Gli studi del cinema tra ambizioni crolli rinascita e… bellezza
Cinecittà si aprì nel 1937, con sfarzosa inaugurazione, ma già nel 1936 il kolossal “Scipione l’Africano”, girato nella piana bonifica di Sabaudia, stava guardando ai nuovi studi sulla Tuscolana per completare la realizzazione nei moderni studi ispirati a Hollywood
Nel mio film 1200 km di bellezza, il b/n del cinema di Cinecittà è evocato nelle immagini di “Scipione l’Africano”: diecimila comparse, elefanti, cammelli, cavalli. Altri film significativi, altri manifesti o foto ricordano le ricostruzioni in studi che erano considerati tra i migliori del mondo, citazioni, ricordi che entrano nei fili del racconto che si snoda lungo tutta la penisola: dai primi treni alle prime auto, lasciandosi alle spalle le carrozze e i piroscafi del grand tour. Se n’è già reso conto il pubblico accorso numeroso a vedere il film in Sicilia, a Roma, nelle Marche, mentre altre piazze si aggiungono per le proiezione in varie parti del Paese. Affiorano effetti speciali, molto semplici e sofisticati: il b/n mescolato, inserito, nel colore, nella brillantezza dell’HD, nelle riprese con i droni.
Le immagini dell’Istituto Luce, alcune delle quali precedenti alla fondazione dell’Istituto (1924), sono belle, di un b/n che resiste e offre nuova possibilità di suggestione. Esse, con le immagini dei film non documentari, sono una risorsa spettacolare e storica di grande importanza e potenza. Una risorsa che potrebbe essere completata considerando quel che altri studi, non solo Cinecittà, e non solo a Roma ma anche a Torino, Napoli, Palermo, Milano, Tirrenia, Venezia, hanno prodotto. Un lavoro tutto da fare, anzi da cominciare visto che di tanto in tanto se ne riparla, rimandando le occasioni di affrontarlo, mentre la questione diventa sempre più urgente.
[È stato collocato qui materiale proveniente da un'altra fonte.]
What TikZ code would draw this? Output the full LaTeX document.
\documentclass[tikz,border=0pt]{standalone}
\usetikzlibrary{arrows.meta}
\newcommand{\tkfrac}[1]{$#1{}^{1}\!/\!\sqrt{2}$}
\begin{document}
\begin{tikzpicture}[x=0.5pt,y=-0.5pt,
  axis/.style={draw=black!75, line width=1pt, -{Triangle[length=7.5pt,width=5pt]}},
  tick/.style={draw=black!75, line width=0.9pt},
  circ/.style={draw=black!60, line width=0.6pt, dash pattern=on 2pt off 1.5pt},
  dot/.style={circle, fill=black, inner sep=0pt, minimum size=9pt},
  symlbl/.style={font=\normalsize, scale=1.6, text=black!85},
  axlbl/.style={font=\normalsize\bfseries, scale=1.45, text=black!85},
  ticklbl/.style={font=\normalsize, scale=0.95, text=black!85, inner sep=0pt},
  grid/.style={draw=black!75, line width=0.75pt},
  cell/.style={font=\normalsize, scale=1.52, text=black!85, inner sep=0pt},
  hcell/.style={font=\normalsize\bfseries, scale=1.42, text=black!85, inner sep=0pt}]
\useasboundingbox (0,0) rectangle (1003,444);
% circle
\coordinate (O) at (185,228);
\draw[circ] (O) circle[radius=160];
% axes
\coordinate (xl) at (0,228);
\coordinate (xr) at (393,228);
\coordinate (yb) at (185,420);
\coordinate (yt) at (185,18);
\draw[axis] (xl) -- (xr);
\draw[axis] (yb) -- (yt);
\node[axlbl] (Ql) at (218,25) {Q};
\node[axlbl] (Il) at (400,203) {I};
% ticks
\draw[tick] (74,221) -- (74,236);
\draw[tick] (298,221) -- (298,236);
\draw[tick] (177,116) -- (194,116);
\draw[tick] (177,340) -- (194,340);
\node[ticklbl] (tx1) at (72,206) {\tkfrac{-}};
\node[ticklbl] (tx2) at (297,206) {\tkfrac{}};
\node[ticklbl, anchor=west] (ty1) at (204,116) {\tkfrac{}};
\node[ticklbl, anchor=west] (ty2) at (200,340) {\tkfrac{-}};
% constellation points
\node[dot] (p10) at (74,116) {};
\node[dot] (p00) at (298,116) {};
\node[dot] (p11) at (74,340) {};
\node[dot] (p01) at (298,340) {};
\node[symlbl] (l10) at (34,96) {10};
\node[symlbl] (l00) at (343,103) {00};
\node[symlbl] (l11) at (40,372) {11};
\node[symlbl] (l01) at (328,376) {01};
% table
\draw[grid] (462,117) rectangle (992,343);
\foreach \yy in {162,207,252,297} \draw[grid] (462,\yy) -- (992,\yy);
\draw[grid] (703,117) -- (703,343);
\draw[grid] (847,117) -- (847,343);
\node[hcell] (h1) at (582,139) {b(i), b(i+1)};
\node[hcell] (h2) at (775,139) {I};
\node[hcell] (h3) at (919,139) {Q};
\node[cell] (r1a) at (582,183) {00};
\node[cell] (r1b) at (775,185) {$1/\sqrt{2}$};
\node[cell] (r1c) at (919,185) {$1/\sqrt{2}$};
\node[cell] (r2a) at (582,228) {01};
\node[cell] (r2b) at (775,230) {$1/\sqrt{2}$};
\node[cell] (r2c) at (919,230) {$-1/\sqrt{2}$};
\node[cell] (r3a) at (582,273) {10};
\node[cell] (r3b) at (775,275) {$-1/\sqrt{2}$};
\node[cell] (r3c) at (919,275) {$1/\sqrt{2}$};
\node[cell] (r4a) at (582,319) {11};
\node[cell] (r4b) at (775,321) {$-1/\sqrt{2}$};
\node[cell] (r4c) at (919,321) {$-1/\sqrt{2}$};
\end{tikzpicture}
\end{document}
Ma, ci si può chiedere, che tipi di film si possono trarre da una così grande e disparata quantità, e qualità? L’esperienza diretta di “1200 km di bellezza”, che sarà proiettato lunedì 14 marzo nel bel palazzo dell’Accademia di San Luca, a Roma, mi ha convinto che i film (doc e fiction) sono in grado di tornare ad essere “girati” ovvero resi compatibili al gusto, alla sensibilità degli spettatori che afferrano la piacevolezza dei confronto fra passato presente e futuro. Si tratta di film “nuovi” che possono essere improntati a una sorta di “ritorno al futuro” (titolo di una celebre pellicola) che si può ottenere mescolando epoche con forte senso spettacolare e con la capacità di creare straordinarie occasioni di coinvolgimento.
Una ragione per provarci con attenzione e vena creativa c’è: la televisione non ha un grande passato, anzi spesso appartiene a memorie deboli e insignificanti, a parte – quando accade- di poter cogliere le offerte dell’attualità e dei fatti nei momenti in cui accadono. Ma i filmati o le registrazioni sono spesso inadeguati o pessimi, per via della fretta, della improvvisazione e di messi di ripresa condannati alla mediocrità.
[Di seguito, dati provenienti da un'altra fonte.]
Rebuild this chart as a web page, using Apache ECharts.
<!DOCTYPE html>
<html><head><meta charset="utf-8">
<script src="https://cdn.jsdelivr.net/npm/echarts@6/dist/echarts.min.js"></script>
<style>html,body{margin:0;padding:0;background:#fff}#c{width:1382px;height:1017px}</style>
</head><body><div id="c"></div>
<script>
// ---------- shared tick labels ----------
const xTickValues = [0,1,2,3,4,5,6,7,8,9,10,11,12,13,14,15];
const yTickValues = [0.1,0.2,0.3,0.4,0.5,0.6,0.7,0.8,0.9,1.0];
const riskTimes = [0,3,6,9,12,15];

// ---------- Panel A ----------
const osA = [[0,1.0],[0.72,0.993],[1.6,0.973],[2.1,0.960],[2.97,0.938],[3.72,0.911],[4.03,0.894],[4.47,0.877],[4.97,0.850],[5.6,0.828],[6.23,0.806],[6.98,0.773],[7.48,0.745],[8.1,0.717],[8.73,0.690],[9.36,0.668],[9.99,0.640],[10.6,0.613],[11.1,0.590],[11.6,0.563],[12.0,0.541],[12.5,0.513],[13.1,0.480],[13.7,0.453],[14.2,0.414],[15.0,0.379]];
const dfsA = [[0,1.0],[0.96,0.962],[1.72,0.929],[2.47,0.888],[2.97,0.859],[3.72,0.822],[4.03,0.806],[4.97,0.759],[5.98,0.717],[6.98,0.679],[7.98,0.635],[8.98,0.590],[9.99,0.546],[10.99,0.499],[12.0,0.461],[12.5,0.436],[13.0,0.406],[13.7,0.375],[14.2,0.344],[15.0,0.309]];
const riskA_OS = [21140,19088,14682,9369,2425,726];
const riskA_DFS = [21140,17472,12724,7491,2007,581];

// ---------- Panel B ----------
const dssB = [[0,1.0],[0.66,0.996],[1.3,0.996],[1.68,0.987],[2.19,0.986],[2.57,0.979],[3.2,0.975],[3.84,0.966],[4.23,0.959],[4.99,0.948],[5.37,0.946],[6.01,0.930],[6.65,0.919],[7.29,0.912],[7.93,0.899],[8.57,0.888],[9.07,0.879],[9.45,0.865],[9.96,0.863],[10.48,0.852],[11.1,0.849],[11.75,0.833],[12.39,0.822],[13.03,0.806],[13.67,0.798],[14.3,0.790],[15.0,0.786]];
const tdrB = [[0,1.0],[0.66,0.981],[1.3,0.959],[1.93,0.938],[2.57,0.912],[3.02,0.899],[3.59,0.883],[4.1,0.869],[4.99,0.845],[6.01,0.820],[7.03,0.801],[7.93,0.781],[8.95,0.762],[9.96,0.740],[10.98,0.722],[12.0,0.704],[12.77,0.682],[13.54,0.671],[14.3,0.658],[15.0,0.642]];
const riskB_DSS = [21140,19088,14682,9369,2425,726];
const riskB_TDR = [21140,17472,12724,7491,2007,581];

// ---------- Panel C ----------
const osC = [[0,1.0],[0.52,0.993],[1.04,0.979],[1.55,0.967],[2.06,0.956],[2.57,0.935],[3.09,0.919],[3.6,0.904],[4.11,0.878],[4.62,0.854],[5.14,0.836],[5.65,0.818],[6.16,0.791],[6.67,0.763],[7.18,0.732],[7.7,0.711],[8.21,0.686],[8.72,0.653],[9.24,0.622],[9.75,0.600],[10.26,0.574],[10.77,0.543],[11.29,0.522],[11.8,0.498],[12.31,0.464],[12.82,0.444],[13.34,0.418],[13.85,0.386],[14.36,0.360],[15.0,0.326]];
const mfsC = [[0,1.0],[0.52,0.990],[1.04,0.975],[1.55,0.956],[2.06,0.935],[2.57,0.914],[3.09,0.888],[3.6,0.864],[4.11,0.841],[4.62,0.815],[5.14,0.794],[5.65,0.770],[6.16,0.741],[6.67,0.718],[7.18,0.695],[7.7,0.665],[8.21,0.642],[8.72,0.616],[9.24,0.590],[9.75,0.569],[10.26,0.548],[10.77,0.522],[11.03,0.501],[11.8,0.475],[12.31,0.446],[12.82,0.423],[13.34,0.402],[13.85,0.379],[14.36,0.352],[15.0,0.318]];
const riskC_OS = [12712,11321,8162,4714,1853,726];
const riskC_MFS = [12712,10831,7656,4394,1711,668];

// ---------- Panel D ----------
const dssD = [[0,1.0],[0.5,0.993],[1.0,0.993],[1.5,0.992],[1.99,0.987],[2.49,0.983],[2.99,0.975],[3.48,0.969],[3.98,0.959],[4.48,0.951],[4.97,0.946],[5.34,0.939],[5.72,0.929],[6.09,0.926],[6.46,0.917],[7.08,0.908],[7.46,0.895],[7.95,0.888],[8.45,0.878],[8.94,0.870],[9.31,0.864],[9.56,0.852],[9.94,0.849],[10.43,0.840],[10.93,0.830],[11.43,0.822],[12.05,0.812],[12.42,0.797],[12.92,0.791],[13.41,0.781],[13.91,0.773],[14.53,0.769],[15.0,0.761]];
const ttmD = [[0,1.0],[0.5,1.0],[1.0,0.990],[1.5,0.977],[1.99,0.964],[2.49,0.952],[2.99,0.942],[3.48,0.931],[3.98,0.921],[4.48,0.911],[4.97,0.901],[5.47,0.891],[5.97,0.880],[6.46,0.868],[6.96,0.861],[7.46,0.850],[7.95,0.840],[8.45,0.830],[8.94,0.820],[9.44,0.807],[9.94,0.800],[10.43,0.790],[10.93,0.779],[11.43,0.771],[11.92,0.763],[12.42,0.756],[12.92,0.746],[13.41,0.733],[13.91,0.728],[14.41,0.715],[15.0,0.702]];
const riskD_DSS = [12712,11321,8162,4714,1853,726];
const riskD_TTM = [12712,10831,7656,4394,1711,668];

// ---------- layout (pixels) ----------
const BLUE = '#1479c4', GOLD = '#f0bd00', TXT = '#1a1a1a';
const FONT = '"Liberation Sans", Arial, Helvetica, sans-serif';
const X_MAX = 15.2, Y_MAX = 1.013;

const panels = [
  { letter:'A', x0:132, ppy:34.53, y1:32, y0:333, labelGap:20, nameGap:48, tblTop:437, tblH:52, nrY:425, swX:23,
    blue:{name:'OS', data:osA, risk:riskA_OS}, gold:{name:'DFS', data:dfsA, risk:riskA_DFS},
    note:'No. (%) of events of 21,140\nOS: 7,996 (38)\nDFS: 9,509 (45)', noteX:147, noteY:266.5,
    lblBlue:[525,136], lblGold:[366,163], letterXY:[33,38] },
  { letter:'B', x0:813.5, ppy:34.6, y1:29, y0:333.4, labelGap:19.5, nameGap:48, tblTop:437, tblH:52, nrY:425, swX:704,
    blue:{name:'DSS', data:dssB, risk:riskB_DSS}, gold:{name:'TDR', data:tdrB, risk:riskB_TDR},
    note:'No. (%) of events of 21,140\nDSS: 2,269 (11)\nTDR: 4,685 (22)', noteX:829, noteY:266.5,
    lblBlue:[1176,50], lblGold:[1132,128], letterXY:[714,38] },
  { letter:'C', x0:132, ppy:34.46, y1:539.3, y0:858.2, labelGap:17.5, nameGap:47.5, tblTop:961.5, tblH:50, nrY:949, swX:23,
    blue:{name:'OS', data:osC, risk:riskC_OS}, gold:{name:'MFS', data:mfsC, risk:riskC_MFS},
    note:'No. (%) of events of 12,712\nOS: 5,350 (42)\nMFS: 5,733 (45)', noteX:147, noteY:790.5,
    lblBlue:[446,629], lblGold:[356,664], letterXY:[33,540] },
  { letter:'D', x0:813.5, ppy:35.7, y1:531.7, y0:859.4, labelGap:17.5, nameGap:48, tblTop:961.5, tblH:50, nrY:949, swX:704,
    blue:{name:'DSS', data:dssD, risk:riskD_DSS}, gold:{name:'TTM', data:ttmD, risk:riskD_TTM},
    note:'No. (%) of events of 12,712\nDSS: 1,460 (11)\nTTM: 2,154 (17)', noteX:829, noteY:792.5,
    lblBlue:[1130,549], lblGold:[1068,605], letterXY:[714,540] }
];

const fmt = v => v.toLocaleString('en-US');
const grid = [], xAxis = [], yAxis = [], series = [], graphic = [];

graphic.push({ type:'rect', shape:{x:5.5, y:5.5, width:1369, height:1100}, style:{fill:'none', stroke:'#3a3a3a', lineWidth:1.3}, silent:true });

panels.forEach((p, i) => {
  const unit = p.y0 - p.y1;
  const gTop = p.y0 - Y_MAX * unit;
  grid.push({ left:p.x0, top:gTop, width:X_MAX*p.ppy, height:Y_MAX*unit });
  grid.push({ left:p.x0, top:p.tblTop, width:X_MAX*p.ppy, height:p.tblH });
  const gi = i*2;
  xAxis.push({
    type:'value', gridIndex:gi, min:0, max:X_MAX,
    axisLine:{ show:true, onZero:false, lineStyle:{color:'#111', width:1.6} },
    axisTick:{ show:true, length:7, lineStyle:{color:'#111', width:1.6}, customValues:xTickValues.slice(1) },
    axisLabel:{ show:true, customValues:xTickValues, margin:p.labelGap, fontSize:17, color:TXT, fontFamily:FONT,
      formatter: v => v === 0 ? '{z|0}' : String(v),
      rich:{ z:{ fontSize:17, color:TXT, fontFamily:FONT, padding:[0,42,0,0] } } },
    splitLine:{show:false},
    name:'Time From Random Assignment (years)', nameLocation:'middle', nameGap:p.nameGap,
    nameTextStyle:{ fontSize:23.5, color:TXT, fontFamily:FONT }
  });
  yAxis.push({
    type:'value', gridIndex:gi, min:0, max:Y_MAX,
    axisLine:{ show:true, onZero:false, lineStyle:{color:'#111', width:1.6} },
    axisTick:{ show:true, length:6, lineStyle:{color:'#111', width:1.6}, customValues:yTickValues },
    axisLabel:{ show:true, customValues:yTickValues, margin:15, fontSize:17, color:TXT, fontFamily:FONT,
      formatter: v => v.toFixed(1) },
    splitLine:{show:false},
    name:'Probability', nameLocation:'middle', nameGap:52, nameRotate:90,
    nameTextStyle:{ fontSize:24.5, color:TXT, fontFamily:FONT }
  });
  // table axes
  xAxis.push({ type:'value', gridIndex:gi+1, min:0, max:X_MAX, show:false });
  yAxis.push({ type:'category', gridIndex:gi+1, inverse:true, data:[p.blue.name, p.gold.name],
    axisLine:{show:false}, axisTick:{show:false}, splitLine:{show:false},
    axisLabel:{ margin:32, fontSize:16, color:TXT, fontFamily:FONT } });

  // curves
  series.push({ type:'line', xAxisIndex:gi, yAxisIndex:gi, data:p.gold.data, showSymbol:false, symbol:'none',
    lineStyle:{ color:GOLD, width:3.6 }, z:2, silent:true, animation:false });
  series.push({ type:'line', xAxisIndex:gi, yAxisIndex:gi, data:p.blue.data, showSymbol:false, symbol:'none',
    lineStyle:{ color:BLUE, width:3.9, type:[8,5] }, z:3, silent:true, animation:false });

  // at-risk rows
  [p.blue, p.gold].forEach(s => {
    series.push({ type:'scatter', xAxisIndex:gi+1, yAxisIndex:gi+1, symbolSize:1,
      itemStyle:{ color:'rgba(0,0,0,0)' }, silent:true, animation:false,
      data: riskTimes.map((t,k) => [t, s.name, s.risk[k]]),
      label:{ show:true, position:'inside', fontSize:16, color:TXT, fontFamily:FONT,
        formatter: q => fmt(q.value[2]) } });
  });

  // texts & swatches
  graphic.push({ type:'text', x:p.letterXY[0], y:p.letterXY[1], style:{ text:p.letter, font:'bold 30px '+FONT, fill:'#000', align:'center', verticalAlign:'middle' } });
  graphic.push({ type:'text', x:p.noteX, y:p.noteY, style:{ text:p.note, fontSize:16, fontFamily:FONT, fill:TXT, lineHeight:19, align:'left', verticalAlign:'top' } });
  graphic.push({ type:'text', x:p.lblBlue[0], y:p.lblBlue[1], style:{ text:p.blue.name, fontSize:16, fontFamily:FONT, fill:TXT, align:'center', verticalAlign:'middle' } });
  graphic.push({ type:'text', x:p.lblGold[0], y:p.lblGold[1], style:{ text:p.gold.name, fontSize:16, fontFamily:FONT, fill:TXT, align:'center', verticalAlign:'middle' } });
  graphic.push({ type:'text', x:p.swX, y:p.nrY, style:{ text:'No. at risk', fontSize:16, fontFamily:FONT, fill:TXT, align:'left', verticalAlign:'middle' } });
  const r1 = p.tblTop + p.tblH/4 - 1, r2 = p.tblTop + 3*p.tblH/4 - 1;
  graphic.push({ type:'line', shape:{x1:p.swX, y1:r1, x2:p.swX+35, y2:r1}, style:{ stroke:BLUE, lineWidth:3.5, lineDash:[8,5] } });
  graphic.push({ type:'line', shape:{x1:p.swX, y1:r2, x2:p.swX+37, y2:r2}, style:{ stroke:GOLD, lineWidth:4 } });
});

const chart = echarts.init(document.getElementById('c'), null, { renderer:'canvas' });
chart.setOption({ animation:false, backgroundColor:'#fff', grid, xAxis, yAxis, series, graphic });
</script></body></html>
Gli intrecci e le soluzioni sono esattamente quel che serve, sulla base dei documenti e del loro ampliamento. Il cinema con i suoi studi (e i suoi film) rappresenta una “archeologia” industriale che si arricchisce con tecniche d’avanguardia e con la fantasia delle riprese e nei montaggi.
Proprio in questi giorni a Tirrenia c’è una mostra dedicata a studi nati tre anni prima di Cinecittà dove hanno lavorato registi (De Sica, il giovane Monicelli… e attori (Nazzari, Clara Calamai, Luigi Zampa) che hanno contribuito a creare opere che sono nella luce del cinema italiano. Non rievocazioni non celebrazioni ma uso e sviluppo tra il b/ne e quel che arriva ogni giorno da ricerche per svegliare chi conosce e fa il cinema, “ritorno al futuro” (quello che vive e non sopravvive) per non rinunciare a cercare: la… Bellezza, che è nella tradizione, come diceva Pasolini, basta desiderarla ancora.